Printers can scale down their capacity to compensate, but it’s not going to be an orderly march that publishers and catalogers lead. For now, printers must try to retain customers who can flee not just to another printer, but to another medium. Setting print prices has never been harder. Should prices be high enough to let printers evolve into artisans serving a micro-market? Low enough to prevent the market from shrinking that small? Or some spot in the middle that might, at least, prolong current conditions?

The tough lesson is that doing nothing won’t allow things to stay the same. Oil prices aren’t going to return to 20th-century levels, so this cost gauntlet we’re running through right now is not a drill. New energy sources will rewrite our economic equations, but all the variables in the formula will change, too. Printers will have to evolve even more than publishers.

For now, however, your printer will try to pass along the increases he’s experienced through your contract’s escalation provision. You can respond by negotiating an advance renewal that could lead to a price reduction or, if you’re at the end of the contract term, soliciting competitive bids. There’s no guarantee you’ll find the types of bargains we’ve seen for so many years, but it’s crucial to try. Opportunities still exist in a market with excess capacity, but they don’t drop into your lap.
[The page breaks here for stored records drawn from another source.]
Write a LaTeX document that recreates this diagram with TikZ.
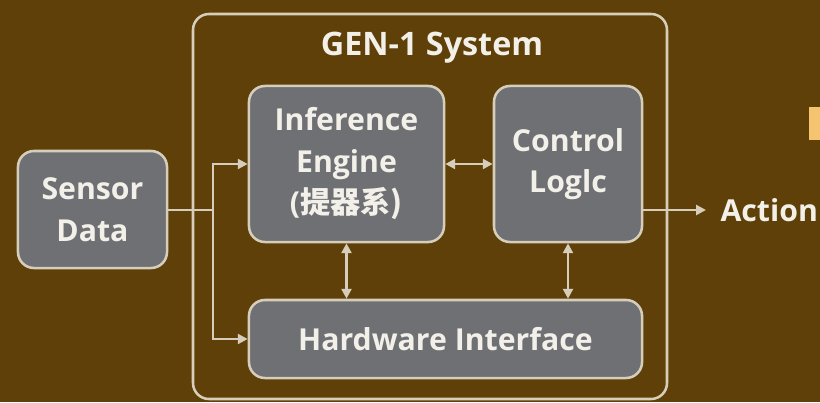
\documentclass[tikz,border=0pt]{standalone}
\usepackage{fontspec}
\setmainfont{Open Sans}
\newfontfamily\cjk{Noto Sans CJK SC}
\usetikzlibrary{arrows.meta,positioning}

\definecolor{bgbrown}{RGB}{94,64,8}
\definecolor{boxgray}{RGB}{110,112,116}
\definecolor{rim}{RGB}{214,206,186}
\definecolor{ink}{RGB}{242,240,232}
\definecolor{tabamber}{RGB}{245,196,112}

\begin{document}
\begin{tikzpicture}[x=0.025cm,y=-0.025cm,
        thick,
        block/.style={rectangle,rounded corners=0.4cm,draw=rim,line width=1.8pt,
            fill=boxgray,text=ink,align=center,inner sep=0pt,
            font=\bfseries\fontsize{21.5}{29.5}\selectfont},
        wire/.style={draw=rim,line width=1.8pt},
        flow/.style={wire,-{Triangle[length=7pt,width=7pt]}},
        both/.style={wire,{Triangle[length=7pt,width=7pt]}-{Triangle[length=7pt,width=7pt]}}]

    % background and frame
    \fill[bgbrown] (0,0) rectangle (820,402);
    \useasboundingbox (0,0) rectangle (820,402);
    \draw[rim,line width=1.8pt,rounded corners=0.4cm] (193,14) rectangle (667,399);
    \fill[tabamber] (809,107) rectangle (822,140);
    \node[text=ink,font=\bfseries\fontsize{23}{27}\selectfont] (title) at (432,48) {GEN-1 System};

    % blocks
    \node[block,minimum width=3.725cm,minimum height=2.925cm] (sensor) at (92.5,209.5) {Sensor\\Data};
    \node[block,minimum width=4.875cm,minimum height=3.9cm] (infer) at (346.5,164)
        {Inference\\Engine\\(\cjk 提器系)};
    \node[block,minimum width=3.7cm,minimum height=3.9cm] (ctrl) at (568,164) {Control\\Loglc};
    \node[block,minimum width=9.825cm,minimum height=1.95cm] (hw) at (445.5,339) {Hardware Interface};
    \node[text=ink,anchor=west,inner sep=0pt,font=\bfseries\fontsize{21.5}{25}\selectfont]
        (act) at (720,210) {Action};

    % connectors
    \coordinate (split) at (213,210);
    \draw[wire] (sensor.east |- split) -- (split);
    \draw[flow] (split) |- (infer.west);
    \draw[flow] (split) |- (hw.west);
    \draw[both] (infer) -- (ctrl);
    \draw[both] (infer.south) -- (infer.south |- hw.north);
    \draw[both] (ctrl.south) -- (ctrl.south |- hw.north);
    \draw[flow] (ctrl.east |- act) -- ([xshift=-0.35cm]act.west);
\end{tikzpicture}
\end{document}
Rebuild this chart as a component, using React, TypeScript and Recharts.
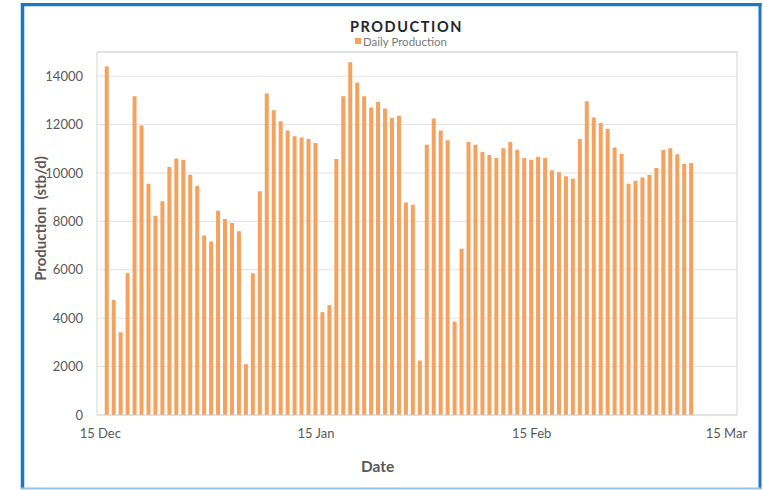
import React from "react";
import { BarChart, Bar, XAxis, YAxis, CartesianGrid } from "recharts";

// Daily production (stb/d), one value per day starting 16 Dec
const production: number[] = [
  14400, 4750, 3420, 5860, 13170, 11960, 9560, 8230, 8830, 10250,
  10600, 10550, 9930, 9470, 7420, 7170, 8440, 8100, 7930, 7590,
  2100, 5860, 9250, 13280, 12590, 12140, 11760, 11520, 11470, 11400,
  11240, 4250, 4540, 10580, 13170, 14580, 13740, 13170, 12710, 12940,
  12670, 12270, 12370, 8780, 8690, 2250, 11170, 12250, 11760, 11350,
  3860, 6870, 11280, 11170, 10870, 10740, 10620, 11020, 11280, 10960,
  10620, 10550, 10670, 10620, 10110, 10030, 9870, 9760, 11400, 12960,
  12290, 12070, 11820, 11050, 10800, 9560, 9680, 9810, 9930, 10210,
  10950, 11020, 10770, 10370, 10410,
];
// day offset (days after 15 Dec) of the first value
const FIRST_DAY = 1;

const xTickDays: number[] = [0, 31, 62, 90];
const xTickLabels: string[] = ["15 Dec", "15 Jan", "15 Feb", "15 Mar"];
const yTicks: number[] = [0, 2000, 4000, 6000, 8000, 10000, 12000, 14000];

const data = production.map((v, i) => ({ day: FIRST_DAY + i, production: v }));

const FONT = "Lato, 'Open Sans', sans-serif";
const BAR_COLOR = "#F4A25E";
const TEXT = "#595959";

export default function App() {
  return (
    <div style={{ position: "absolute", left: 0, top: 0, width: 764, height: 490, background: "#fff", fontFamily: FONT }}>
      <BarChart
        width={764}
        height={490}
        data={data}
        margin={{ top: 52, right: 27, bottom: 45, left: 0 }}
      >
        <CartesianGrid vertical={false} stroke="#e2e2e2" />
        <XAxis
          dataKey="day"
          type="number"
          domain={[-0.47, 91.52]}
          ticks={xTickDays}
          tickFormatter={(d: number) => xTickLabels[xTickDays.indexOf(d)] ?? ""}
          allowDataOverflow
          height={30}
          axisLine={false}
          tickLine={false}
          tickSize={0}
          tickMargin={14}
          tick={{ fill: TEXT, fontSize: 13, fontFamily: FONT }}
          interval={0}
        />
        <YAxis
          type="number"
          domain={[0, 15000]}
          ticks={yTicks}
          width={97}
          axisLine={false}
          tickLine={false}
          tickSize={0}
          tickMargin={14}
          tick={{ fill: TEXT, fontSize: 13, fontFamily: FONT }}
          interval={0}
        />
        <Bar dataKey="production" name="Daily Production" fill={BAR_COLOR} barSize={4} isAnimationActive={false} />
      </BarChart>
      <svg
        width={764}
        height={490}
        style={{ position: "absolute", left: 0, top: 0, pointerEvents: "none" }}
      >
        {/* plot area border */}
        <rect x={97} y={52} width={640} height={363} fill="none" stroke="#d3d3d3" strokeWidth={1} />
        {/* outer frame */}
        <line x1={22.5} y1={3} x2={22.5} y2={489} stroke="#1b78c3" strokeWidth={3.5} />
        <line x1={21} y1={4.7} x2={761.5} y2={4.7} stroke="#1b78c3" strokeWidth={3.3} />
        <line x1={760} y1={3} x2={760} y2={489} stroke="#1b78c3" strokeWidth={3} />
        <line x1={21} y1={488.5} x2={761.5} y2={488.5} stroke="#8fc6ea" strokeWidth={2} />
        {/* title */}
        <text x={406.5} y={31.7} textAnchor="middle" fontFamily={FONT} fontWeight={700} fontSize={14.5} letterSpacing={1.6} fill="#262626">
          PRODUCTION
        </text>
        {/* legend */}
        <rect x={355} y={38} width={6} height={6} fill={BAR_COLOR} />
        <text x={363} y={46.3} fontFamily={FONT} fontSize={11.5} fill="#7a7a7a">
          Daily Production
        </text>
        {/* y axis title */}
        <text
          transform="translate(45.5,218.5) rotate(-90)"
          textAnchor="middle"
          fontFamily={FONT}
          fontWeight={700}
          fontSize={15}
          fill={TEXT}
          style={{ whiteSpace: "pre" }}
        >
          {"Production  (stb/d)"}
        </text>
        {/* x axis title */}
        <text x={377.6} y={471.7} textAnchor="middle" fontFamily={FONT} fontWeight={700} fontSize={15.5} fill={TEXT}>
          Date
        </text>
      </svg>
    </div>
  );
}
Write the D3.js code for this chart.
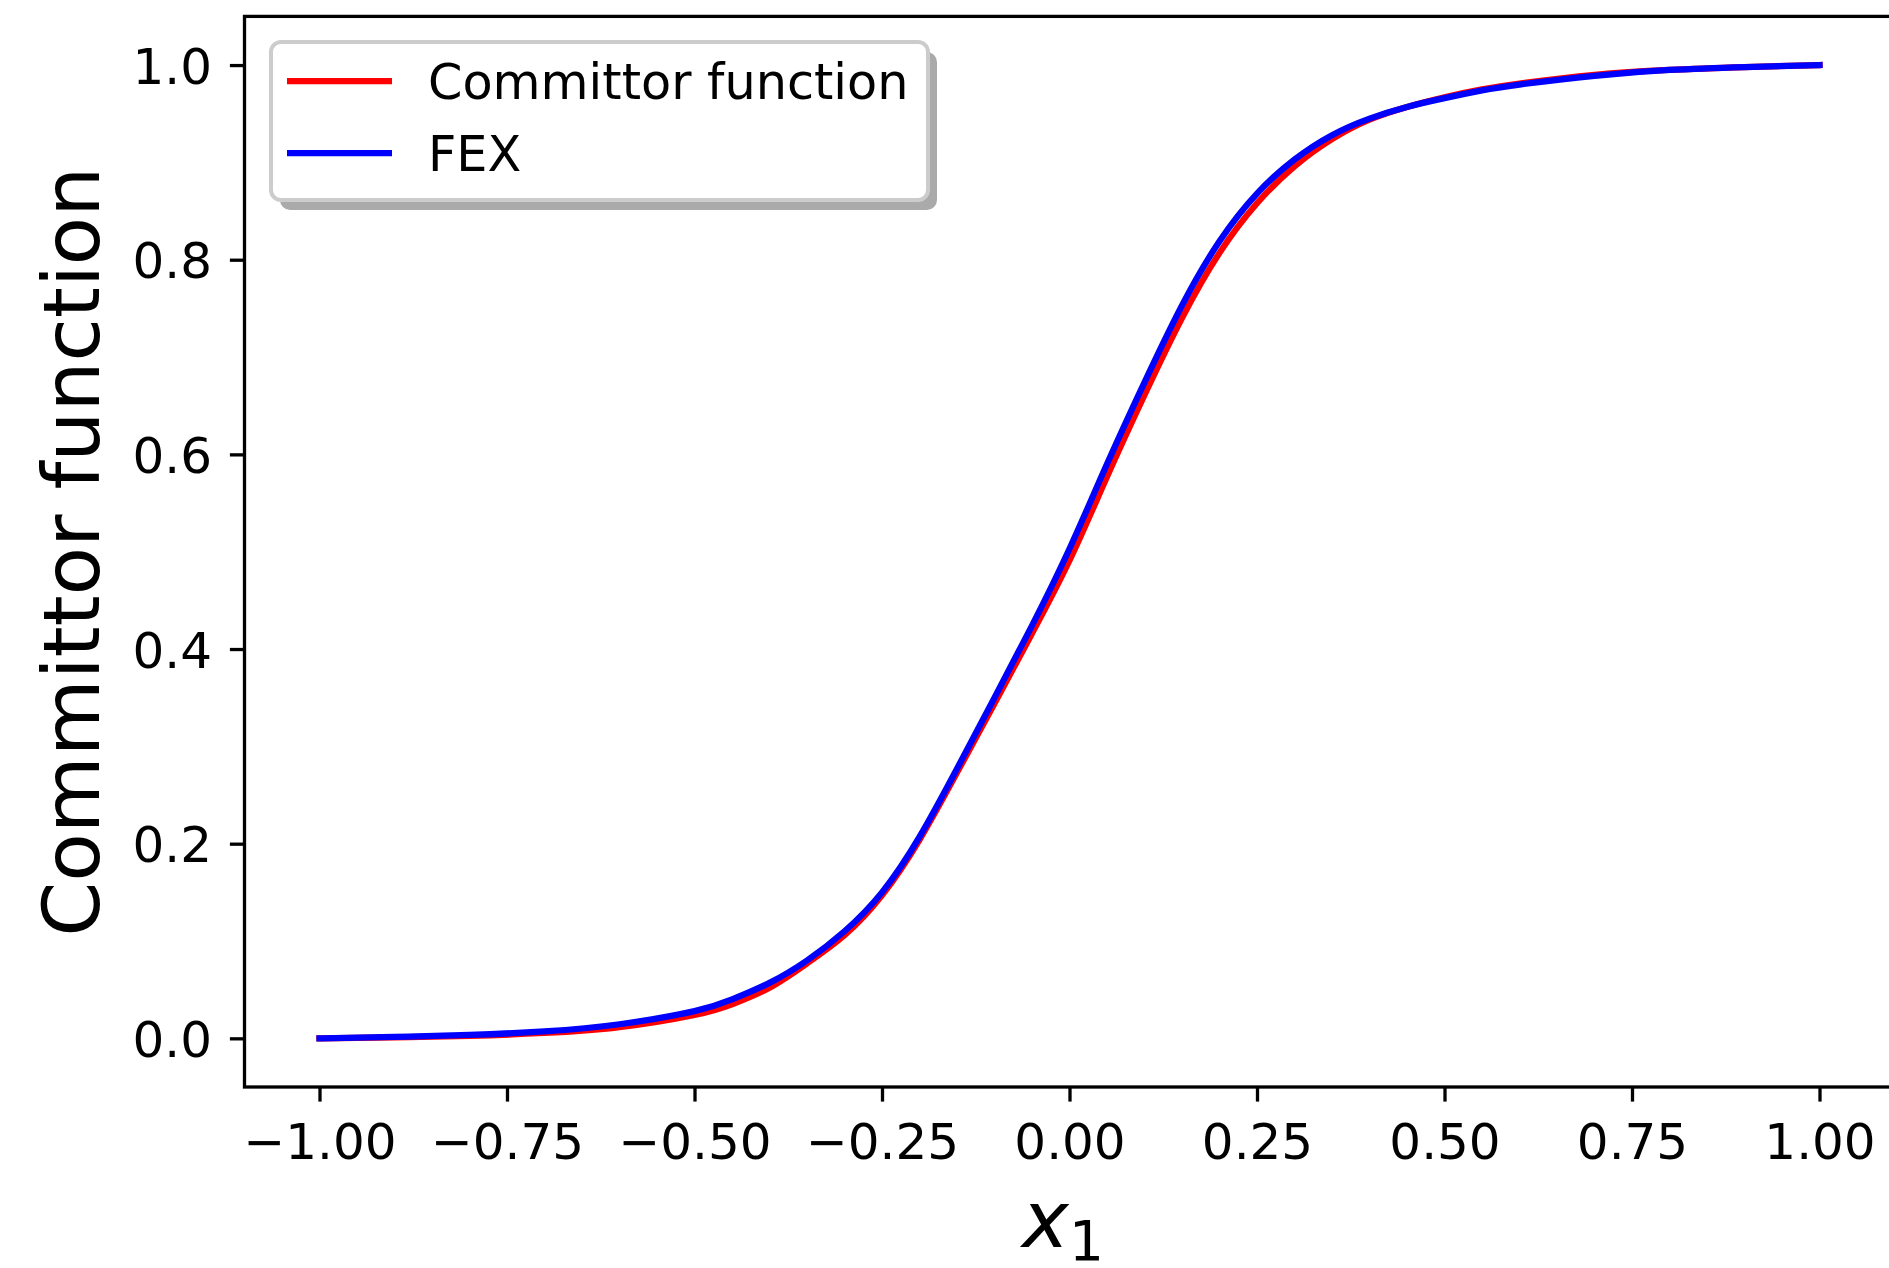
<!DOCTYPE html>
<html>
<head>
<meta charset="utf-8">
<script src="https://cdn.jsdelivr.net/npm/d3@7"></script>
<style>
  body { margin: 0; background: #fff; }
  text { font-family: "DejaVu Sans", sans-serif; }
</style>
</head>
<body>
<div id="chart"></div>
<script>
// data
var xValues = [-1.0, -0.9, -0.8, -0.7, -0.6, -0.5, -0.45, -0.4, -0.35, -0.3, -0.25, -0.2, -0.15, -0.1, -0.05,
  0.0, 0.05, 0.1, 0.15, 0.2, 0.25, 0.3, 0.35, 0.4, 0.45, 0.5, 0.55, 0.6, 0.7, 0.8, 0.9, 1.0];

var committorValues = [0.000, 0.001, 0.0025, 0.0055, 0.0115, 0.024, 0.035, 0.052, 0.077, 0.106, 0.147, 0.204, 0.273, 0.344, 0.416,
  0.491, 0.577, 0.661, 0.740, 0.807, 0.858, 0.896, 0.924, 0.944, 0.957, 0.967, 0.975, 0.981, 0.990, 0.995, 0.998, 1.000];

var fexValues = [0.000, 0.0015, 0.0035, 0.0072, 0.0145, 0.028, 0.040, 0.057, 0.080, 0.110, 0.150, 0.207, 0.277, 0.350, 0.424,
  0.503, 0.590, 0.674, 0.753, 0.819, 0.868, 0.903, 0.928, 0.945, 0.957, 0.966, 0.974, 0.980, 0.989, 0.995, 0.998, 1.000];

var seriesNames = ["Committor function", "FEX"];
var seriesColors = ["#ff0000", "#0000ff"];

var xTicks = [-1.0, -0.75, -0.5, -0.25, 0.0, 0.25, 0.5, 0.75, 1.0];
var yTicks = [0.0, 0.2, 0.4, 0.6, 0.8, 1.0];

var svgWidth = 1889;
var svgHeight = 1268;

var margin = { top: 16.4, left: 244.5 };
var width = 1650;
var height = 1070.6;

var svg = d3.select("#chart")
  .append("svg")
  .attr("width", svgWidth)
  .attr("height", svgHeight);

var chartGroup = svg.append("g")
  .attr("transform", `translate(${margin.left}, ${margin.top})`);

// scales (matplotlib style 5% margins)
var xLinearScale = d3.scaleLinear().domain([-1.1, 1.1]).range([0, width]);
var yLinearScale = d3.scaleLinear().domain([-0.05, 1.05]).range([height, 0]);

var tickLen = 14.6;
var tickPad = 14.6;

var bottomAxis = d3.axisBottom(xLinearScale)
  .tickValues(xTicks)
  .tickFormat(d3.format(".2f"))
  .tickSizeInner(tickLen)
  .tickSizeOuter(0)
  .tickPadding(tickPad);

var leftAxis = d3.axisLeft(yLinearScale)
  .tickValues(yTicks)
  .tickFormat(d3.format(".1f"))
  .tickSizeInner(tickLen)
  .tickSizeOuter(0)
  .tickPadding(tickPad);

var xAxis = chartGroup.append("g")
  .attr("transform", `translate(0, ${height})`)
  .call(bottomAxis);

var yAxis = chartGroup.append("g")
  .call(leftAxis);

[xAxis, yAxis].forEach(function(ax) {
  ax.select(".domain").remove();
  ax.selectAll(".tick line").attr("stroke", "#000").attr("stroke-width", 3.3);
  ax.selectAll(".tick text")
    .attr("fill", "#000")
    .style("font-family", "DejaVu Sans")
    .style("font-size", "50px");
});

xAxis.selectAll(".tick text").attr("dy", null).attr("y", 1159 - 1087);
yAxis.selectAll(".tick text").attr("dy", null).attr("y", 18).attr("x", -(margin.left - 212));

// lines
var lineGen = d3.line()
  .x(d => xLinearScale(d[0]))
  .y(d => yLinearScale(d[1]))
  .curve(d3.curveNatural);

var allSeries = [committorValues, fexValues];

allSeries.forEach(function(vals, i) {
  var pts = xValues.map((x, j) => [x, vals[j]]);
  chartGroup.append("path")
    .datum(pts)
    .attr("d", lineGen)
    .attr("fill", "none")
    .attr("stroke", seriesColors[i])
    .attr("stroke-width", 6.25)
    .attr("stroke-linecap", "square")
    .attr("stroke-linejoin", "round");
});

// frame
chartGroup.append("rect")
  .attr("x", 0)
  .attr("y", 0)
  .attr("width", width)
  .attr("height", height)
  .attr("fill", "none")
  .attr("stroke", "#000")
  .attr("stroke-width", 3.3);

// axis labels
svg.append("text")
  .attr("transform", `translate(98.5, ${margin.top + height / 2}) rotate(-90)`)
  .attr("text-anchor", "middle")
  .style("font-size", "79px")
  .attr("fill", "#000")
  .text("Committor function");

var xlabel = svg.append("text")
  .attr("x", 1063)
  .attr("y", 1247)
  .attr("text-anchor", "middle")
  .attr("fill", "#000")
  .style("font-size", "79px");
xlabel.append("tspan").style("font-style", "italic").text("x");
xlabel.append("tspan").attr("dy", 13).style("font-size", "55px").text("1");

// legend
var legend = svg.append("g");
var lx = 271, ly = 42, lw = 657, lh = 158;

legend.append("rect")
  .attr("x", lx + 9)
  .attr("y", ly + 10)
  .attr("width", lw)
  .attr("height", lh)
  .attr("rx", 10)
  .attr("fill", "#aaaaaa");

legend.append("rect")
  .attr("x", lx)
  .attr("y", ly)
  .attr("width", lw)
  .attr("height", lh)
  .attr("rx", 10)
  .attr("fill", "#fff")
  .attr("stroke", "#cccccc")
  .attr("stroke-width", 4);

var rowY = [81, 153];
seriesNames.forEach(function(name, i) {
  legend.append("line")
    .attr("x1", 287)
    .attr("x2", 392)
    .attr("y1", rowY[i])
    .attr("y2", rowY[i])
    .attr("stroke", seriesColors[i])
    .attr("stroke-width", 6.25);

  legend.append("text")
    .attr("x", 428)
    .attr("y", rowY[i] + 17.5)
    .attr("fill", "#000")
    .style("font-size", "49.3px")
    .text(name);
});
</script>
</body>
</html>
Today, there’s nothing a publisher purchases that isn’t affected by energy costs. But the still larger wave running through the economy is the uncertainty about what major energy and environmental changes will mean to buying decisions. It’s impossible to forecast trends too vast to detect, but we know they’re at work, and we’ll slowly shift with them. It may be small comfort, but every business and every consumer is similarly affected. We’re all in this together.